HOME THEATER & SOUND -- Movie Review

W.
**
reviewed by Rad Bennett


Photo © Lionsgate

After watching W., I left the theater in a daze, wondering why it had been made. It’s not funny enough to be satire, nor deep enough to be drama, not informative enough to be a documentary. It feels empty, a vehicle bumping along trying to get its bearings, and directed by someone without opinions. It’s hard to believe that someone’s name is Oliver Stone. Whatever Stone’s faults, we’ve usually been able to depend on him to be scrappy and opinionated. Perhaps his decline began with Alexander, which also seemed to lack focus.

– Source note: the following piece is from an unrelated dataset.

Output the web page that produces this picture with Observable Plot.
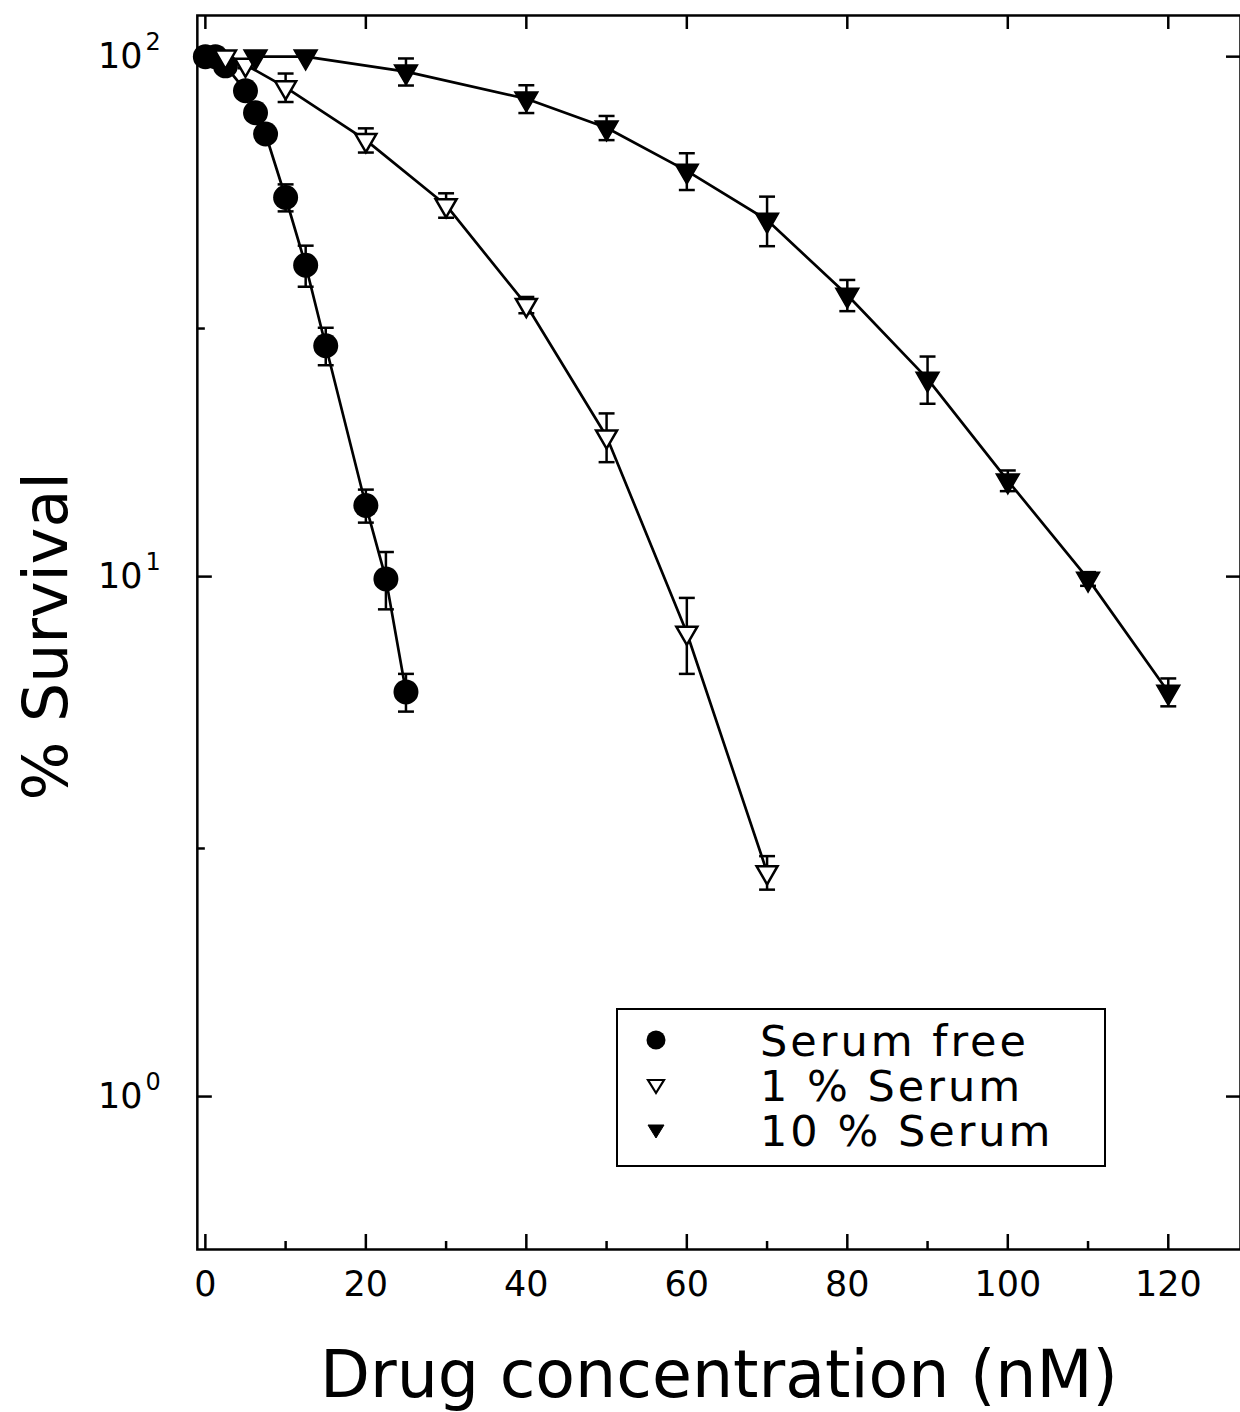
<!DOCTYPE html>
<html>
<head>
<meta charset="utf-8">
<script src="https://cdn.jsdelivr.net/npm/d3@7"></script>
<script src="https://cdn.jsdelivr.net/npm/@observablehq/plot@0.6"></script>
<style>
  html, body { margin: 0; padding: 0; background: #fff; overflow: hidden; }
  #wrap { position: relative; width: 1240px; height: 1412px; overflow: hidden; }
  #legend { position: absolute; left: 616px; top: 1008px; width: 490px; height: 159px;
    box-sizing: border-box; border: 2.5px solid #000; background: #fff;
    font-family: "DejaVu Sans", sans-serif; font-size: 43px; letter-spacing: 3px; color: #000; }
  .row { position: absolute; left: 0; width: 100%; height: 44px; }
  .row svg { position: absolute; left: 26px; top: 8px; }
  .row span { position: absolute; left: 142px; top: 50%; transform: translateY(-52%); white-space: pre; line-height: 1; }
</style>
</head>
<body>
<div id="wrap"><div id="chart"></div><div id="legend"></div></div>
<script>
// ---- data ----
const seriesNames = ["Serum free", "1 % Serum", "10 % Serum"];

const xFree = [0, 1.25, 2.5, 5, 6.25, 7.5, 10, 12.5, 15, 20, 22.5, 25];
const yFree = [100, 100, 96, 86, 78, 71, 53.6, 39.7, 27.8, 13.7, 9.9, 6.0];
const eFree = [1.5, 1.5, 2, 2.5, 2.5, 2.5, 3.2, 3.6, 2.3, 1.0, 1.25, 0.5];

const xOne = [2.5, 5, 10, 20, 30, 40, 50, 60, 70];
const yOne = [100, 96.5, 87.3, 69.1, 51.8, 33.3, 18.6, 7.8, 2.7];
const eOne = [1, 1.5, 5.5, 3.7, 2.8, 1.2, 2.0, 1.3, 0.2];

const xTen = [6.25, 12.5, 25, 40, 50, 60, 70, 80, 90, 100, 110, 120];
const yTen = [100, 100, 93.6, 83.0, 73.0, 60.3, 48.5, 34.8, 24.0, 15.3, 9.9, 6.0];
const eTen = [0, 0, 5.6, 5.1, 3.9, 4.9, 5.3, 2.4, 2.5, 0.7, 0.3, 0.37];

const xMajor = [0, 20, 40, 60, 80, 100, 120];
const xMinor = [10, 30, 50, 70, 90, 110];
const yMajor = [1, 10, 100];
const yMinor = [3, 30];
const xTitle = "Drug concentration (nM)";
const yTitle = "% Survival";

// ---- layout ----
const W = 1241, H = 1412, mL = 197, mT = 15, mB = 162, mR = 0;
const innerW = W - mL - mR, innerH = H - mT - mB;
const FONT = "'DejaVu Sans', sans-serif";

const rows = (xs, ys, es, s) => xs.map((x, i) => ({x, y: ys[i], e: es[i], s}));
const free = rows(xFree, yFree, eFree, seriesNames[0]);
const one = rows(xOne, yOne, eOne, seriesNames[1]);
const ten = rows(xTen, yTen, eTen, seriesNames[2]);
const all = [...free, ...one, ...ten];
const withErr = all.filter(d => d.e > 0);

const capSym = {draw(c, size) { const w = Math.sqrt(size) / 2; c.moveTo(-w, 0); c.lineTo(w, 0); }};
const downTri = {draw(c, size) {
  const y = Math.sqrt(size / (Math.sqrt(3) * 3));
  c.moveTo(0, 2 * y); c.lineTo(-Math.sqrt(3) * y, -y); c.lineTo(Math.sqrt(3) * y, -y); c.closePath();
}};

const chart = Plot.plot({
  width: W, height: H,
  marginLeft: mL, marginTop: mT, marginBottom: mB, marginRight: mR,
  style: {fontFamily: FONT, background: "white", overflow: "visible"},
  x: {type: "linear", domain: [-1, 129], axis: null},
  y: {type: "log", domain: [0.508, 120], axis: null},
  marks: [
    // connecting lines
    Plot.line(all, {x: "x", y: "y", z: "s", stroke: "black", strokeWidth: 2.7}),
    // error bars
    Plot.ruleX(withErr, {x: "x", y1: d => d.y - d.e, y2: d => d.y + d.e, stroke: "black", strokeWidth: 2.5}),
    Plot.dot(withErr, {x: "x", y: d => d.y + d.e, symbol: capSym, r: 9, stroke: "black", strokeWidth: 2.5, fill: "none"}),
    Plot.dot(withErr, {x: "x", y: d => d.y - d.e, symbol: capSym, r: 9, stroke: "black", strokeWidth: 2.5, fill: "none"}),
    // markers
    Plot.dot(free, {x: "x", y: "y", r: 12.5, fill: "black", stroke: "none"}),
    Plot.dot(one, {x: "x", y: "y", symbol: downTri, r: 7.8, fill: "white", stroke: "black", strokeWidth: 2.5}),
    Plot.dot(ten, {x: "x", y: "y", symbol: downTri, r: 8.6, fill: "black", stroke: "black", strokeWidth: 1.5}),
    // frame
    Plot.frame({stroke: "black", strokeWidth: 2.5}),
    // inward ticks
    Plot.tickX(xMajor, {x: d => d, insetTop: innerH - 15, stroke: "black", strokeWidth: 2.5}),
    Plot.tickX(xMinor, {x: d => d, insetTop: innerH - 8, stroke: "black", strokeWidth: 2.5}),
    Plot.tickX(xMajor, {x: d => d, insetBottom: innerH - 14, stroke: "black", strokeWidth: 2.5}),
    Plot.tickY(yMajor, {y: d => d, insetRight: innerW - 15, stroke: "black", strokeWidth: 2.5}),
    Plot.tickY(yMinor, {y: d => d, insetRight: innerW - 8, stroke: "black", strokeWidth: 2.5}),
    Plot.tickY(yMajor, {y: d => d, insetLeft: innerW - 14, stroke: "black", strokeWidth: 2.5}),
    // tick labels
    Plot.text(xMajor, {x: d => d, frameAnchor: "bottom", dy: 35, text: d => String(d), fontSize: 35, fontFamily: FONT, fill: "black", lineAnchor: "middle", textAnchor: "middle"}),
    Plot.text(yMajor, {y: d => d, frameAnchor: "left", dx: -55, textAnchor: "end", text: () => "10", fontSize: 35, fontFamily: FONT, fill: "black", lineAnchor: "middle"}),
    Plot.text(yMajor, {y: d => d, frameAnchor: "left", dx: -52, dy: -14, textAnchor: "start", text: d => String(Math.round(Math.log10(d))), fontSize: 24, fontFamily: FONT, fill: "black", lineAnchor: "middle"}),
    // axis titles
    Plot.text([xTitle], {frameAnchor: "bottom", dy: 127, text: d => d, fontSize: 65, fontFamily: FONT, fill: "black", lineAnchor: "middle", textAnchor: "middle", letterSpacing: 0.5}),
    Plot.text([yTitle], {frameAnchor: "left", dx: -150, dy: 4, rotate: -90, text: d => d, fontSize: 62, fontFamily: FONT, fill: "black", lineAnchor: "middle", textAnchor: "middle"})
  ]
});
document.getElementById("chart").appendChild(chart);

// ---- legend ----
const legend = document.getElementById("legend");
const legendSyms = [
  '<circle cx="12" cy="12" r="9.5" fill="black"/>',
  '<path d="M4,7 L20,7 L12,20 Z" fill="white" stroke="black" stroke-width="2.2"/>',
  '<path d="M4,7 L20,7 L12,20 Z" fill="black" stroke="black" stroke-width="1"/>'
];
const rowTops = [10, 55, 100];
seriesNames.forEach((name, i) => {
  const row = document.createElement("div");
  row.className = "row";
  row.style.top = rowTops[i] + "px";
  row.innerHTML = `<svg width="24" height="24" viewBox="0 0 24 24">${legendSyms[i]}</svg><span>${name}</span>`;
  legend.appendChild(row);
});
</script>
</body>
</html>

W. begins in 2003, during a meeting in which George W. Bush (Josh Brolin) comes up with his infamous "Axis of Evil" signature phrase. We then flash back to Dubya’s early days, when he was a hard-drinking, womanizing frat boy and an embarrassment to his father, George H. W. Bush (James Cromwell). Dubya meets his future wife, Laura Welch (Elizabeth Banks), and, eventually, Karl Rove (Toby Banks), who guides him to victory in his attempt to be elected Governor of Texas. We flash forward to and back from the 2000s throughout all this, mostly to build up to Bush’s decision to invade Iraq.

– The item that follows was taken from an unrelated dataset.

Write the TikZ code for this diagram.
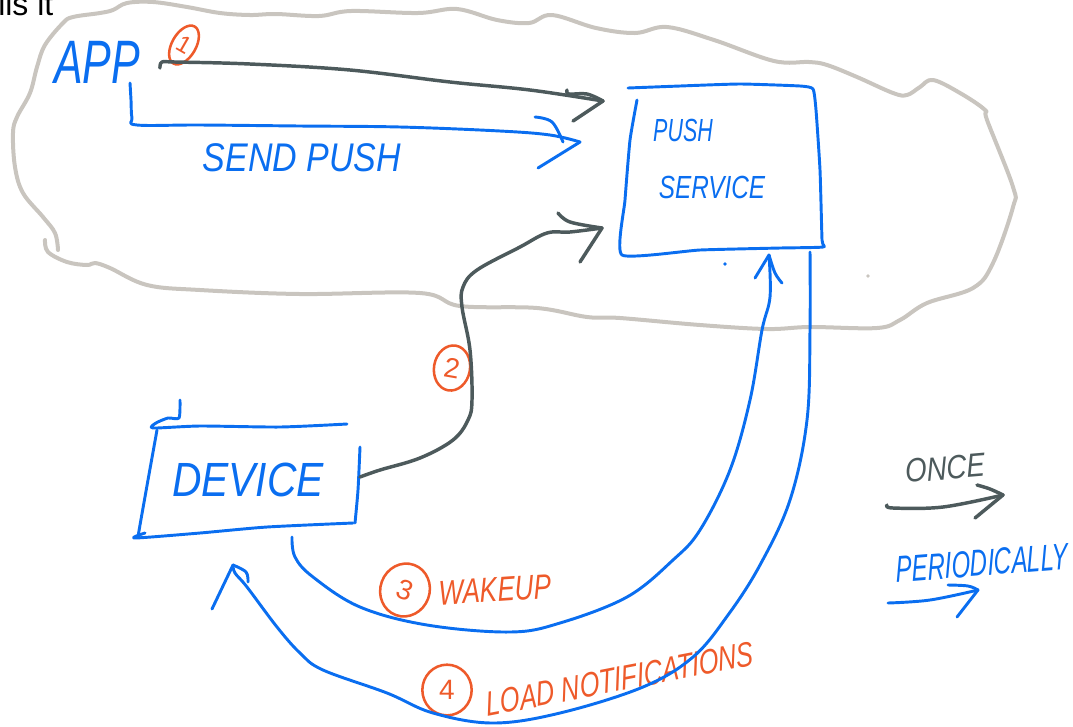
\documentclass[tikz,border=0pt]{standalone}
\usepackage{fontspec}
\setmainfont{Liberation Sans}
\usetikzlibrary{arrows.meta,shapes.geometric}
\definecolor{inkblue}{HTML}{0A6EF0}
\definecolor{inkgray}{HTML}{4D5A5C}
\definecolor{inkorange}{HTML}{EE5A2A}
\definecolor{cloudgray}{HTML}{C9C5BF}
\begin{document}
\begin{tikzpicture}[x=0.75pt,y=-0.75pt,line cap=round,line join=round,
  blueink/.style={draw=inkblue,line width=2.2pt},
  grayink/.style={draw=inkgray,line width=2.6pt},
  cloudline/.style={draw=cloudgray,line width=3pt},
  hand/.style={inner sep=0pt,font=\itshape},
  circnum/.style={draw=inkorange,line width=1.9pt,ellipse,inner sep=0pt,text=inkorange,font=\fontsize{21}{21}\selectfont},
  smoothline/.style={smooth,tension=0.6}]
\useasboundingbox (0,0) rectangle (1073,726);

% cut-off caption
\node[anchor=base west,inner sep=0pt,font=\fontsize{24}{24}\selectfont] (cap) at (-2,15) {lls it};

% cloud
\draw[cloudline] plot[smoothline] coordinates {(45,240) (48,252) (67,262) (87,265) (95,263) (110,268) (147,285) (200,290) (300,294) (420,293) (460,306) (537,308) (587,317) (620,318) (700,325) (767,329) (810,327) (877,328) (900,320) (927,303) (973,288) (993,263) (1013,207) (1013,187) (987,120) (985,110) (960,93) (933,80) (920,87) (907,95) (893,93) (857,77) (827,65) (809,62) (774,61) (714,40) (667,27) (635,33) (596,28) (552,15) (529,23) (497,20) (457,9) (418,13) (351,11) (319,16) (276,14) (250,15) (220,13) (187,7) (153,2) (127,3) (113,10) (100,13) (73,17) (63,23) (45,45) (37,67) (30,93) (17,117) (13,133) (15,167) (23,193) (43,217) (55,233) (58,250)};

% texts
\node[hand,text=inkblue,font=\itshape\fontsize{46}{46}\selectfont,xscale=0.7] (app) at (97,62) {APP};
\node[hand,text=inkblue,font=\itshape\fontsize{30}{30}\selectfont,xscale=0.85] (send) at (302,158) {SEND PUSH};
\node[hand,text=inkblue,font=\itshape\fontsize{24}{24}\selectfont,xscale=0.67] (push) at (683,130) {PUSH};
\node[hand,text=inkblue,font=\itshape\fontsize{24}{24}\selectfont,xscale=0.76] (service) at (712,187) {SERVICE};
\node[hand,text=inkblue,font=\itshape\fontsize{36}{36}\selectfont,xscale=0.85] (device) at (248,480) {DEVICE};
\node[hand,text=inkorange,font=\itshape\fontsize{26}{26}\selectfont,xscale=0.75,rotate=3] (wake) at (495,590) {WAKEUP};
\node[hand,text=inkorange,font=\itshape\fontsize{26}{26}\selectfont,xscale=0.73,rotate=8] (load) at (620,679) {LOAD NOTIFICATIONS};
\node[hand,text=inkgray,font=\itshape\fontsize{25}{25}\selectfont,xscale=0.83,rotate=4] (once) at (945,468) {ONCE};
\node[hand,text=inkblue,font=\itshape\fontsize{28}{28}\selectfont,xscale=0.64,rotate=3] (period) at (982,563) {PERIODICALLY};

% circled numbers
\node[circnum,minimum width=18pt,minimum height=32pt,rotate=-30,font=\fontsize{18}{18}\selectfont] (n1) at (184,45) {1};
\node[circnum,minimum width=27pt,minimum height=34pt,rotate=-10] (n2) at (452,368) {2};
\node[circnum,minimum width=37pt,minimum height=40pt,rotate=-20] (n3) at (405,590) {3};
\node[circnum,minimum width=37pt,minimum height=38pt] (n4) at (447,690) {4};

% push service box
\draw[blueink] plot[smooth,tension=0.3] coordinates {(637,100) (630,140) (625,200) (622,255) (700,250) (780,248) (823,247) (822,240) (820,170) (816,110) (813,89) (800,86) (740,84) (680,86) (628,88)};
% device box
\draw[blueink] plot[smooth,tension=0.4] coordinates {(180,400) (179,418) (168,418) (156,423) (153,428) (200,426) (280,427) (347,424)};
\draw[blueink] plot[smooth,tension=0.4] coordinates {(157,430) (148,480) (140,525) (138,537)};
\draw[blueink] plot[smooth,tension=0.4] coordinates {(145,533) (135,538) (200,533) (267,527) (353,523)};
\draw[blueink] plot[smooth,tension=0.4] coordinates {(360,447) (358,490) (355,523)};

% coordinates for connector ends
\coordinate (a1s) at (160,68);
\coordinate (a1e) at (603,101);
\coordinate (bps) at (130,83);
\coordinate (bpe) at (580,142);
\coordinate (a2s) at (360,477);
\coordinate (a2e) at (602,228);
\coordinate (a3s) at (292,537);
\coordinate (a3e) at (769,255);
\coordinate (a4s) at (810,252);
\coordinate (a4e) at (233,565);
\coordinate (los) at (887,505);
\coordinate (loe) at (1003,495);
\coordinate (lps) at (888,603);
\coordinate (lpe) at (978,590);

% arrow 1: app -> push service (once)
\draw[grayink] plot[smoothline] coordinates {(a1s) (162,62) (175,62) (250,64) (350,70) (450,82) (530,90) (a1e)};
\draw[grayink] plot[smoothline] coordinates {(567,90) (569,94) (587,94) (a1e)};
\draw[grayink] (a1e) -- (573,121);

% send push (blue)
\draw[blueink] plot[smoothline] coordinates {(bps) (131,100) (132,118) (137,125) (200,125) (300,126) (400,127) (500,131) (550,135) (bpe)};
\draw[blueink] plot[smoothline] coordinates {(535,117) (552,122) (563,142)};
\draw[blueink] (bpe) -- (538,168);

% arrow 2: device -> push service
\draw[grayink] plot[smoothline] coordinates {(a2s) (380,470) (420,458) (453,440) (468,420) (472,400) (470,350) (462,307) (463,287) (477,270) (520,247) (547,233) (570,232) (a2e)};
\draw[grayink] plot[smoothline] coordinates {(558,213) (570,222) (a2e)};
\draw[grayink] (a2e) -- (580,262);

% arrow 3: wakeup
\draw[blueink] plot[smoothline] coordinates {(a3s) (295,557) (313,577) (360,607) (427,625) (510,632) (560,623) (627,597) (673,560) (700,530) (730,470) (750,400) (762,330) (770,297) (a3e)};
\draw[blueink] (755,278) -- (a3e);
\draw[blueink] plot[smoothline] coordinates {(a3e) (775,273) (782,283)};

% arrow 4: load notifications
\draw[blueink] plot[smoothline] coordinates {(a4s) (810,330) (807,420) (790,500) (760,565) (728,615) (693,657) (643,687) (560,713) (493,723) (433,713) (387,693) (323,670) (300,653) (277,627) (247,587) (235,573) (a4e)};
\draw[blueink] (212,609) -- (a4e);
\draw[blueink] plot[smoothline] coordinates {(a4e) (246,572) (248,582)};

% legend arrows
\draw[grayink] plot[smoothline] coordinates {(los) (893,508) (943,507) (loe)};
\draw[grayink] plot[smoothline] coordinates {(977,485) (990,489) (loe)};
\draw[grayink] (loe) -- (975,518);
\draw[blueink] plot[smoothline] coordinates {(lps) (930,600) (lpe)};
\draw[blueink] plot[smoothline] coordinates {(948,585) (968,586) (lpe)};
\draw[blueink] (lpe) -- (957,617);

% stray dots
\fill[inkblue] (725,264) circle[radius=1.8];
\fill[cloudgray] (868,276) circle[radius=1.8];
\end{tikzpicture}
\end{document}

Enough is omitted to constitute another movie. Did it hit the cutting-room floor? Bush’s relationship with Rove is implied but never explored, there’s nothing about his perceived leadership following 9/11, nothing about his two difficult and contested national-election wins, nothing about his delayed reaction to the destruction of New Orleans by Hurricane Katrina. Most important, there’s nothing about the millions of lives Bush has affected. W. sometimes seems like a stage play in which we hear about things taking place offstage that remain offstage. Only in a scene in which Bush visits two soldiers who have returned wounded from Iraq do we see any effects of his actions.

The crux of Stone’s movie is that Dubya is a reformed alcoholic (though later scenes show him drinking O’Doul’s; ask any 12-step program member the truth about that) who found God and then, when elected President of the United States, found himself over his head, manipulated and genuinely clueless. Perhaps it was because Bush felt he could never be as good as his father wanted him to be. That’s certainly implied in W.; I’m just not sure the implication required a two-hour movie.

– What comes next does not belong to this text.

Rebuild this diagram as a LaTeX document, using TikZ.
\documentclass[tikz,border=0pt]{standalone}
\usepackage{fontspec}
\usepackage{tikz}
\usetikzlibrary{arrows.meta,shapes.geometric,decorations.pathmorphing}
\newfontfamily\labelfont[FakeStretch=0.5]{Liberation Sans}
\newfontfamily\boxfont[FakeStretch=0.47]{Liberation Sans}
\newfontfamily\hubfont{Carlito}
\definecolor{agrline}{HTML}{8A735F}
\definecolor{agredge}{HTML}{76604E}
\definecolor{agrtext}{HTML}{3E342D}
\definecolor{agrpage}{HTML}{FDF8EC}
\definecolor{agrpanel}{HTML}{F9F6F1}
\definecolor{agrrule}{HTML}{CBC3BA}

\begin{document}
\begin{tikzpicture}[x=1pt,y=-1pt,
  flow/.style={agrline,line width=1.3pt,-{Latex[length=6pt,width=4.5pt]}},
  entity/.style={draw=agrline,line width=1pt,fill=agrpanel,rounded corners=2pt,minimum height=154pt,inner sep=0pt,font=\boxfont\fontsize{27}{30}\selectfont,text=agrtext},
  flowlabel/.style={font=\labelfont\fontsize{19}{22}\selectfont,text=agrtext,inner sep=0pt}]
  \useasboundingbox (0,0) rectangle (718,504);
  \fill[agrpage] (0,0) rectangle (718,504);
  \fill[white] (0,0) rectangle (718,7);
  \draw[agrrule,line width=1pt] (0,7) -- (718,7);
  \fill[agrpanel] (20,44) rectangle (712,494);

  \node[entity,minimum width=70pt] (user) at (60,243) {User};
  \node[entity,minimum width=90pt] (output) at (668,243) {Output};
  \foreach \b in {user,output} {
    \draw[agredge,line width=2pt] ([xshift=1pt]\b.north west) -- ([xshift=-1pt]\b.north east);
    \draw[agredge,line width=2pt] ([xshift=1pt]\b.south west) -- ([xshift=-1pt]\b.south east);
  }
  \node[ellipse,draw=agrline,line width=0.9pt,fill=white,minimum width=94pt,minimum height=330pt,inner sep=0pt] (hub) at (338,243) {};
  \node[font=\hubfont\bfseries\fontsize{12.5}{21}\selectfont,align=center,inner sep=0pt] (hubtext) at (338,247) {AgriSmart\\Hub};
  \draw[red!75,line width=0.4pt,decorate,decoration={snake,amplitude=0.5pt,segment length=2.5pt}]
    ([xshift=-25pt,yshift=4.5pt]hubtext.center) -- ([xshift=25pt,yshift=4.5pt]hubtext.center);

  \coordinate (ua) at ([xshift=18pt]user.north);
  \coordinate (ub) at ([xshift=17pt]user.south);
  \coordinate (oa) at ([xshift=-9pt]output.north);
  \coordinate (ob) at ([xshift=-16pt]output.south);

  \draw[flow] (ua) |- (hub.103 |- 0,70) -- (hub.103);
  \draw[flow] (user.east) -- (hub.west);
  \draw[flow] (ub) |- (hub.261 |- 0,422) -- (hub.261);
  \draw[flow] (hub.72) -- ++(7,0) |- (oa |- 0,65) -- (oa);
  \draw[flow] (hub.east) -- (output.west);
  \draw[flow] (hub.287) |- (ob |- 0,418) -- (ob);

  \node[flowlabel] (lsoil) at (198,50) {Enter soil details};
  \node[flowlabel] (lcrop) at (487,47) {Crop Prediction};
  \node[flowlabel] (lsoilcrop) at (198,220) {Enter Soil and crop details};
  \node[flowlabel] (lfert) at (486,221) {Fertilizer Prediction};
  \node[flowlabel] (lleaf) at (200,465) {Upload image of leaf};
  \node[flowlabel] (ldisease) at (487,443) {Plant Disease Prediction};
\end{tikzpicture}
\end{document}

The performances are, well, odd -- it’s tremendously difficult to offer portrayals of living celebrities seen every day on TV. Josh Brolin succeeds as Bush, in an earnest, heartfelt turn that is as nuanced as the script will allow. Richard Dreyfuss is his equal as Vice-President Dick Cheney. The two women in Bush’s life, his wife and his mother, Barbara (Ellen Burstyn), are dutifully portrayed without malice or artifice. Colin Powell is acted tongue-in-cheek by Jeffrey Wright, while Condoleeza Rice is portrayed with broad satire by Thandie Newton. You have to hear her voice to believe it. One of the best acting jobs is by veteran Stacy Keach as Rev. Earle Hudd; Keach strikes just the right balance between sincerity and generic satire.

I wanted to like this movie, but I can’t. It’s too big a mess for even a mother -- or a father -- to love. If you were around when all of these events happened, then you don’t need to be here.